At the bottom of where the Kaimai ranges and Coromandel meet, the Karangahake Gorge is a popular day trip for walkers.
From the car park just outside of Paeroa the track leads hikers over a suspension bridge, into the old goldfields. The walks lead along the Ohinimuri river, or Waitawheta up to the 'Windows Walk'.
The trails are well worth a detour on the Route 2 from Tauranga and the bay of plenty.
Walking the 1100-metre long railway tunnel is an easy but surreal walk towards the tunnel opening which never seems to get any closer. More adventurous hikers can follow the Waitawheta to Dicky Flats, where a DOC campsite to make an overnight stop.

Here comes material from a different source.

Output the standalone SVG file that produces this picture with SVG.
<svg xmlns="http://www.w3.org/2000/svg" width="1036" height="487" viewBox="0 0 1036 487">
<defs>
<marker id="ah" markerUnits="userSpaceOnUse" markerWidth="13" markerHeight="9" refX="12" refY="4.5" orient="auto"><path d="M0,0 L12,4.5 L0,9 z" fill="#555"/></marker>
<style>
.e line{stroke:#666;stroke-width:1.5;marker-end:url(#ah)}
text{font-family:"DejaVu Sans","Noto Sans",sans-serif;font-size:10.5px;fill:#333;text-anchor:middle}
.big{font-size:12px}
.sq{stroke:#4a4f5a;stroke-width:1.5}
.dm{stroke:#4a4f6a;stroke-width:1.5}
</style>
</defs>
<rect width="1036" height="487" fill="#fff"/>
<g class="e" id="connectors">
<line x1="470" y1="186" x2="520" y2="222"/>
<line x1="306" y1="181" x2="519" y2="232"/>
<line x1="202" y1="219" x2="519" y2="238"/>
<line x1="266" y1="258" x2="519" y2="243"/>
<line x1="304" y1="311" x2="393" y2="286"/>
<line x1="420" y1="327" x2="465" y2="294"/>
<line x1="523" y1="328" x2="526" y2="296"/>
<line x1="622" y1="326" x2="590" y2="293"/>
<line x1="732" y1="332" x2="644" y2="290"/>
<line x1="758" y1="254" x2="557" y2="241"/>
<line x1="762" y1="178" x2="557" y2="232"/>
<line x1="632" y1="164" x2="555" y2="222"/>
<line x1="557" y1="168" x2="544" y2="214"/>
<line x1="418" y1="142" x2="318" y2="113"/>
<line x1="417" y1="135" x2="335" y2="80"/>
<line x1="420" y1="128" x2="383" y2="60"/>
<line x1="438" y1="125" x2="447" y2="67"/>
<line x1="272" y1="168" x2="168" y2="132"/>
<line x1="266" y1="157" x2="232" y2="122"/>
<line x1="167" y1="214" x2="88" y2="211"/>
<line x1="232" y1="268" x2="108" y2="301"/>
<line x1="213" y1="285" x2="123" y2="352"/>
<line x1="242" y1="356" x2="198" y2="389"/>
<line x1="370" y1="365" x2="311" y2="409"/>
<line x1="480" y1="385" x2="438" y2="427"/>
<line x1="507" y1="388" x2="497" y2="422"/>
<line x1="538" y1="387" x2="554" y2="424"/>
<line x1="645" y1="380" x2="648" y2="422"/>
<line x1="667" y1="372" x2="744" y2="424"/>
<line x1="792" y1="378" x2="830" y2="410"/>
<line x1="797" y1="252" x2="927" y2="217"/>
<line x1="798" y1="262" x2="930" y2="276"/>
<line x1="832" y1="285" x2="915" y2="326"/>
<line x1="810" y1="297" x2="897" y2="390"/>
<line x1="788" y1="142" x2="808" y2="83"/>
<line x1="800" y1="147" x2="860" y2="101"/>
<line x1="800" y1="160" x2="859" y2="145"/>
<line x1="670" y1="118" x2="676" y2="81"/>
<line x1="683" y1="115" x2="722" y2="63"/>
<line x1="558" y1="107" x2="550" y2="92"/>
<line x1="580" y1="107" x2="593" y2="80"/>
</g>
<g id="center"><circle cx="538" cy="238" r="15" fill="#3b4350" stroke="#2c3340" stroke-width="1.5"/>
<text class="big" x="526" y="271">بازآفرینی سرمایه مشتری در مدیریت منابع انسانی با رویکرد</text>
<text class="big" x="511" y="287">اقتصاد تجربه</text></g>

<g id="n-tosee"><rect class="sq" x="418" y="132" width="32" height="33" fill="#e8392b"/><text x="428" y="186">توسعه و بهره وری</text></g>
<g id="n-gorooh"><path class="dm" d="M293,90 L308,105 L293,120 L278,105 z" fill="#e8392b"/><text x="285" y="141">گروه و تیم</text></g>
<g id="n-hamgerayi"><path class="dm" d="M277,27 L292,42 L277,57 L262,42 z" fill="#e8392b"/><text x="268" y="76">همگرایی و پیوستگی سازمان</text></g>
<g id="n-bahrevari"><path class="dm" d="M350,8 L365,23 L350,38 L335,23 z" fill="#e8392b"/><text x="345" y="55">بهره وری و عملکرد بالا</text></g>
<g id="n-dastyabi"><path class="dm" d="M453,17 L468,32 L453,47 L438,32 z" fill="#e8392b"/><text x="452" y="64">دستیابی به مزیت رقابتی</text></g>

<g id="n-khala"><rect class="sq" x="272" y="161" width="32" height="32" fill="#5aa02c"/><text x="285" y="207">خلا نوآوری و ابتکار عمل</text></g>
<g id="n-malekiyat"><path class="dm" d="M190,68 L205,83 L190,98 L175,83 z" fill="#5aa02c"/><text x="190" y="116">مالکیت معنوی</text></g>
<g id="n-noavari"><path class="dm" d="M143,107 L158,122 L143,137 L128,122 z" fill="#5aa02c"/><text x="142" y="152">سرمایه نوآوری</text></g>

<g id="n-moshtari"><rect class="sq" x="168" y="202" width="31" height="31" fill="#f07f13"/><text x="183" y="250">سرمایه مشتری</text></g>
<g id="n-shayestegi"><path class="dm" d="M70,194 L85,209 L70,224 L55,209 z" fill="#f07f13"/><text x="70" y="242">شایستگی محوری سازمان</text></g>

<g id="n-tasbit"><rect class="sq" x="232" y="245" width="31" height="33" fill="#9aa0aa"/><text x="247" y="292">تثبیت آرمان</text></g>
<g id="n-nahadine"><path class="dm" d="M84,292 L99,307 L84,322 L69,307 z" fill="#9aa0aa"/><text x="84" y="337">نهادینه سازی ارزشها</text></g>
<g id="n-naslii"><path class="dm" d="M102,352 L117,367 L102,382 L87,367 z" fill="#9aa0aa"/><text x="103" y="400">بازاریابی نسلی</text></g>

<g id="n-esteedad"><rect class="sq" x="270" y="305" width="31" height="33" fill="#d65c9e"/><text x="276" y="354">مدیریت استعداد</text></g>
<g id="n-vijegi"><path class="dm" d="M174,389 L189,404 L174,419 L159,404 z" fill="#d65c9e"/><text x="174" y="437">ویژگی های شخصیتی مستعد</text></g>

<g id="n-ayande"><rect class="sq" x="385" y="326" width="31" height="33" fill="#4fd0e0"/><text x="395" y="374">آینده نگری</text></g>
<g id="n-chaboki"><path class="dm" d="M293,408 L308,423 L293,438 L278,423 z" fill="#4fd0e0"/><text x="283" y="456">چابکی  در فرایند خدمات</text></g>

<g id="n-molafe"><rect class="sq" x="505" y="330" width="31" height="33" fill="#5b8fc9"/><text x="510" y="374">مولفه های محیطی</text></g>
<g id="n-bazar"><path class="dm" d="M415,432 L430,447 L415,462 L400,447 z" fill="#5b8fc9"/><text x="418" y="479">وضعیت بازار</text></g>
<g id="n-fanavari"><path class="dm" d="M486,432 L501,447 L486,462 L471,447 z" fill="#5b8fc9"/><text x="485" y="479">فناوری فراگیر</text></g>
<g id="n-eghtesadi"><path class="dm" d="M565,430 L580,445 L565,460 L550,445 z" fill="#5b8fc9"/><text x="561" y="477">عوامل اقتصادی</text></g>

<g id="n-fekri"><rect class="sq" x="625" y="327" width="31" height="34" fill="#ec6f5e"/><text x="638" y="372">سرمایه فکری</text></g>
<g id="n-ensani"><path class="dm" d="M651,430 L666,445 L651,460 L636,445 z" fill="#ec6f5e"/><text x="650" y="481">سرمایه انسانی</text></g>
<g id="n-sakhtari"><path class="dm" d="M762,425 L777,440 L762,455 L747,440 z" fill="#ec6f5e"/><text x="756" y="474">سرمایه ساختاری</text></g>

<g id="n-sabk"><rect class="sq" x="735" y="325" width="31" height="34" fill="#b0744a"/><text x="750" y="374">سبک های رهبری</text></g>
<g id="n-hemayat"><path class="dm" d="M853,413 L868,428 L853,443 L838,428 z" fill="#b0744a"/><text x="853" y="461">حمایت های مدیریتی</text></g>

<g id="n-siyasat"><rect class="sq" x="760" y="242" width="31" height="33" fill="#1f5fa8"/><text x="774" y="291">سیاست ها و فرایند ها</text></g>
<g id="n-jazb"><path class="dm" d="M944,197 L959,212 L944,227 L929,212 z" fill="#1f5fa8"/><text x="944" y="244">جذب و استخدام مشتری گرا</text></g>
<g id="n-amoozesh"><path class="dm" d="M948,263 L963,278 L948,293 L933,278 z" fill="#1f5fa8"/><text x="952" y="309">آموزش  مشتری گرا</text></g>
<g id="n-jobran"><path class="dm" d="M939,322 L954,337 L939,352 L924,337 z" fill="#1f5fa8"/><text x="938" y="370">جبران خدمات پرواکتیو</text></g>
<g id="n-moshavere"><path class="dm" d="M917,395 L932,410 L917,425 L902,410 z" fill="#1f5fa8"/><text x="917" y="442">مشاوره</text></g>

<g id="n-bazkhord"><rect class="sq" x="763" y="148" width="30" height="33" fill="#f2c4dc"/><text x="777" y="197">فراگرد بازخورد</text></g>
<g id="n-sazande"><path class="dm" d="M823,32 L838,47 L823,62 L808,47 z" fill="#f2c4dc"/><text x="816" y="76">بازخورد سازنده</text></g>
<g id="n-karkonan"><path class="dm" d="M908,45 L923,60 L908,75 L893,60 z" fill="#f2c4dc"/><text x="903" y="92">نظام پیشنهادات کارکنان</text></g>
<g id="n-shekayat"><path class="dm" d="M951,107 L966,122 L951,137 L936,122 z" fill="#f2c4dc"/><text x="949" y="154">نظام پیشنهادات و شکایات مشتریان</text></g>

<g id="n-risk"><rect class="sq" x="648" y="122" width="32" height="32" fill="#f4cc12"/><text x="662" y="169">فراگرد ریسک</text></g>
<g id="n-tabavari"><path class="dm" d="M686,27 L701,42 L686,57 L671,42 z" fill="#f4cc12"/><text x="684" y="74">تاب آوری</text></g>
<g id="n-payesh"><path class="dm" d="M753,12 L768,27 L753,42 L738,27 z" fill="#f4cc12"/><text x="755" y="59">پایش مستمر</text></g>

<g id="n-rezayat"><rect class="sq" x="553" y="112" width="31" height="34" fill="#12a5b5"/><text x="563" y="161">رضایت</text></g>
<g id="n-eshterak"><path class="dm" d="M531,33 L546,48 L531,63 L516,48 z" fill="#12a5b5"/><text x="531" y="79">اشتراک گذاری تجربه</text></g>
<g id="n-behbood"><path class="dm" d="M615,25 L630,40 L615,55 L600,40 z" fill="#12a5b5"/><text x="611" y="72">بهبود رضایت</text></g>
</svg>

Steeped in history and ruins from the gold mines it's hard to get a sense of scale for what was there before.
A century ago it was home to 1300 miners who eked out a living extracting gold from the quartz field. Around 155 tonnes of gold, were dug out of the bed using deadly solutions of cyanide.
This was than crushed and sent to batteries to be toiled over in hellish smelters, at temperatures of over 1062 degrees Celcius.
It was a tough place. Unsurprisingly the mining town dwindled with the gold and the onset of the First World War. Hardly a shack stands today.
There is one place you can get a sense of the place from. Along with the gold rush came another Victorian fad: 3d photography.
Stereographs taken by a two-eyed camera were used by amateur photographers to share an impression of the mines in 3D.
In the photos taken by George A Chappell between 1900 and 1928 you can see the familiar cliffs when they were a hive of activity.
While the miners might be gone, there's still plenty of gold to be found. As recently a 2017 prospectors for the New Tasman Gold Mines found 300,000 ounces – or 8.5 tonnes of the stuff left in the rock face.
However it's unlikely to see a return to mining like in 1900 – as today the gold and the walks which lead over it are all on conservation land.